■ Given instruction ■
Your copy of the material below should match it exactly, except that it holds no pictures.
>> Begin Recorded information
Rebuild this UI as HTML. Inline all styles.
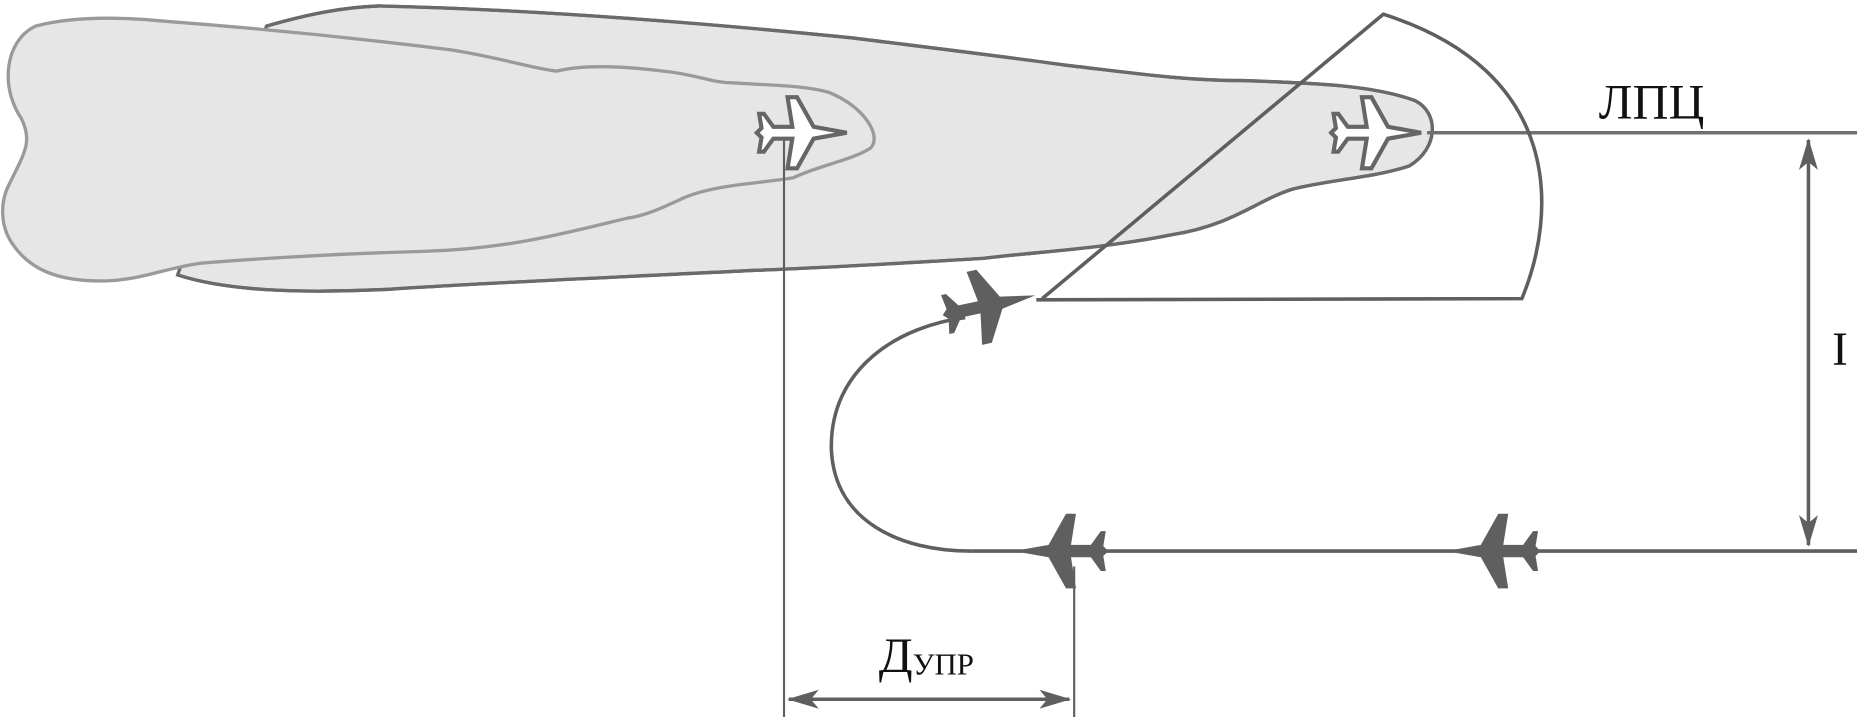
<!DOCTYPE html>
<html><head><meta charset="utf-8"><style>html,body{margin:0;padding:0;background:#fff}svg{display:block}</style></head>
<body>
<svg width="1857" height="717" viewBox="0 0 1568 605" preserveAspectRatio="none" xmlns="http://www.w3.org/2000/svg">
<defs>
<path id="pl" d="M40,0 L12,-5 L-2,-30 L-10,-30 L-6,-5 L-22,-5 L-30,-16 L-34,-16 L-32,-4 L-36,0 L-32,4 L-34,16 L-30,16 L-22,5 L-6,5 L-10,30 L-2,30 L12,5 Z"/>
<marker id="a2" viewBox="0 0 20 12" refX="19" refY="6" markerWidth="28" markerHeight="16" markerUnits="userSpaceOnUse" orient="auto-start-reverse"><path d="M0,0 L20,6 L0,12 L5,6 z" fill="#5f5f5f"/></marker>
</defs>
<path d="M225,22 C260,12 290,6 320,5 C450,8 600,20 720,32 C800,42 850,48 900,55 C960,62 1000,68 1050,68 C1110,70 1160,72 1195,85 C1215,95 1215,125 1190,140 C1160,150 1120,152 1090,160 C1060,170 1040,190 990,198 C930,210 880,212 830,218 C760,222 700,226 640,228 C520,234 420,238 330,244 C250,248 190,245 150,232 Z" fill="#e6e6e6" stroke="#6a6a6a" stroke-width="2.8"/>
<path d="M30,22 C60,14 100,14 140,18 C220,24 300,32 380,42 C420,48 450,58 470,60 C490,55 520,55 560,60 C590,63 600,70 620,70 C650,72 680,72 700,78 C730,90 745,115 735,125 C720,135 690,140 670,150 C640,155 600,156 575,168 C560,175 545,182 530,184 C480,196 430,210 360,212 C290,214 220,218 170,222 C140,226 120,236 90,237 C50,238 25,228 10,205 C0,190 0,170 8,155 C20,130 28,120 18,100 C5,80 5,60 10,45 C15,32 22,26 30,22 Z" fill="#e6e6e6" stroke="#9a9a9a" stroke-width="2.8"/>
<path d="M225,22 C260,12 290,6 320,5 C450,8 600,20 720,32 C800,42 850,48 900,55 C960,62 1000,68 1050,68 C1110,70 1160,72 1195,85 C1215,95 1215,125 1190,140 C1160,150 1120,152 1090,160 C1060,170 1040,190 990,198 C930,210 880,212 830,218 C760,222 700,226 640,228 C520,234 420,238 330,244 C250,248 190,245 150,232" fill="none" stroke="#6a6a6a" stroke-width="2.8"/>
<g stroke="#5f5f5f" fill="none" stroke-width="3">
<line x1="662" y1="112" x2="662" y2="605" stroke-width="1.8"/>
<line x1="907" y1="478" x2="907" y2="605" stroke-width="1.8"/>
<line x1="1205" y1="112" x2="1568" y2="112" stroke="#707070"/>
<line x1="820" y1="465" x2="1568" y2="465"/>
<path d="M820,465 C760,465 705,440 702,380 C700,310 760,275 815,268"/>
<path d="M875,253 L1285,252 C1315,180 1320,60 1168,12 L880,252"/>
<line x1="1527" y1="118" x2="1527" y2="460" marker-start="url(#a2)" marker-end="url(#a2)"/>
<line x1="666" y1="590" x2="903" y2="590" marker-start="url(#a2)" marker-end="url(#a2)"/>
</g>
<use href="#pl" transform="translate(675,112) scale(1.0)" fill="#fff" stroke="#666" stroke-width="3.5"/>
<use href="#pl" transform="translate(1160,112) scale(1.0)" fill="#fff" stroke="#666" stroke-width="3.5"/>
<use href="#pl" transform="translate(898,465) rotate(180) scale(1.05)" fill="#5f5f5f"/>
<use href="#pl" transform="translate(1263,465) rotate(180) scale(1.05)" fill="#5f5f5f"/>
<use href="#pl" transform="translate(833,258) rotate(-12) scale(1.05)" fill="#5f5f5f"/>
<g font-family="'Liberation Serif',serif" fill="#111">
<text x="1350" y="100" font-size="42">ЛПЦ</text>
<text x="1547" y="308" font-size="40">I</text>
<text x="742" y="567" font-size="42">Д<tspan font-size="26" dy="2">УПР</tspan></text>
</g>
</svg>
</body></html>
>> End Recorded information
■ Result of the exercise ■
Rebuild this UI as HTML. Inline all styles.
<!DOCTYPE html>
<html><head><meta charset="utf-8"><style>html,body{margin:0;padding:0;background:#fff}svg{display:block}</style></head>
<body>
<svg width="1857" height="717" viewBox="0 0 1568 605" preserveAspectRatio="none" xmlns="http://www.w3.org/2000/svg">
<defs>
<path id="pl" d="M40,0 L12,-5 L-2,-30 L-10,-30 L-6,-5 L-22,-5 L-30,-16 L-34,-16 L-32,-4 L-36,0 L-32,4 L-34,16 L-30,16 L-22,5 L-6,5 L-10,30 L-2,30 L12,5 Z"/>
<marker id="a2" viewBox="0 0 20 12" refX="19" refY="6" markerWidth="28" markerHeight="16" markerUnits="userSpaceOnUse" orient="auto-start-reverse"><path d="M0,0 L20,6 L0,12 L5,6 z" fill="#5f5f5f"/></marker>
</defs>
<path d="M225,22 C260,12 290,6 320,5 C450,8 600,20 720,32 C800,42 850,48 900,55 C960,62 1000,68 1050,68 C1110,70 1160,72 1195,85 C1215,95 1215,125 1190,140 C1160,150 1120,152 1090,160 C1060,170 1040,190 990,198 C930,210 880,212 830,218 C760,222 700,226 640,228 C520,234 420,238 330,244 C250,248 190,245 150,232 Z" fill="#e6e6e6" stroke="#6a6a6a" stroke-width="2.8"/>
<path d="M30,22 C60,14 100,14 140,18 C220,24 300,32 380,42 C420,48 450,58 470,60 C490,55 520,55 560,60 C590,63 600,70 620,70 C650,72 680,72 700,78 C730,90 745,115 735,125 C720,135 690,140 670,150 C640,155 600,156 575,168 C560,175 545,182 530,184 C480,196 430,210 360,212 C290,214 220,218 170,222 C140,226 120,236 90,237 C50,238 25,228 10,205 C0,190 0,170 8,155 C20,130 28,120 18,100 C5,80 5,60 10,45 C15,32 22,26 30,22 Z" fill="#e6e6e6" stroke="#9a9a9a" stroke-width="2.8"/>
<path d="M225,22 C260,12 290,6 320,5 C450,8 600,20 720,32 C800,42 850,48 900,55 C960,62 1000,68 1050,68 C1110,70 1160,72 1195,85 C1215,95 1215,125 1190,140 C1160,150 1120,152 1090,160 C1060,170 1040,190 990,198 C930,210 880,212 830,218 C760,222 700,226 640,228 C520,234 420,238 330,244 C250,248 190,245 150,232" fill="none" stroke="#6a6a6a" stroke-width="2.8"/>
<g stroke="#5f5f5f" fill="none" stroke-width="3">
<line x1="662" y1="112" x2="662" y2="605" stroke-width="1.8"/>
<line x1="907" y1="478" x2="907" y2="605" stroke-width="1.8"/>
<line x1="1205" y1="112" x2="1568" y2="112" stroke="#707070"/>
<line x1="820" y1="465" x2="1568" y2="465"/>
<path d="M820,465 C760,465 705,440 702,380 C700,310 760,275 815,268"/>
<path d="M875,253 L1285,252 C1315,180 1320,60 1168,12 L880,252"/>
<line x1="1527" y1="118" x2="1527" y2="460" marker-start="url(#a2)" marker-end="url(#a2)"/>
<line x1="666" y1="590" x2="903" y2="590" marker-start="url(#a2)" marker-end="url(#a2)"/>
</g>
<use href="#pl" transform="translate(675,112) scale(1.0)" fill="#fff" stroke="#666" stroke-width="3.5"/>
<use href="#pl" transform="translate(1160,112) scale(1.0)" fill="#fff" stroke="#666" stroke-width="3.5"/>
<use href="#pl" transform="translate(898,465) rotate(180) scale(1.05)" fill="#5f5f5f"/>
<use href="#pl" transform="translate(1263,465) rotate(180) scale(1.05)" fill="#5f5f5f"/>
<use href="#pl" transform="translate(833,258) rotate(-12) scale(1.05)" fill="#5f5f5f"/>
<g font-family="'Liberation Serif',serif" fill="#111">
<text x="1350" y="100" font-size="42">ЛПЦ</text>
<text x="1547" y="308" font-size="40">I</text>
<text x="742" y="567" font-size="42">Д<tspan font-size="26" dy="2">УПР</tspan></text>
</g>
</svg>
</body></html>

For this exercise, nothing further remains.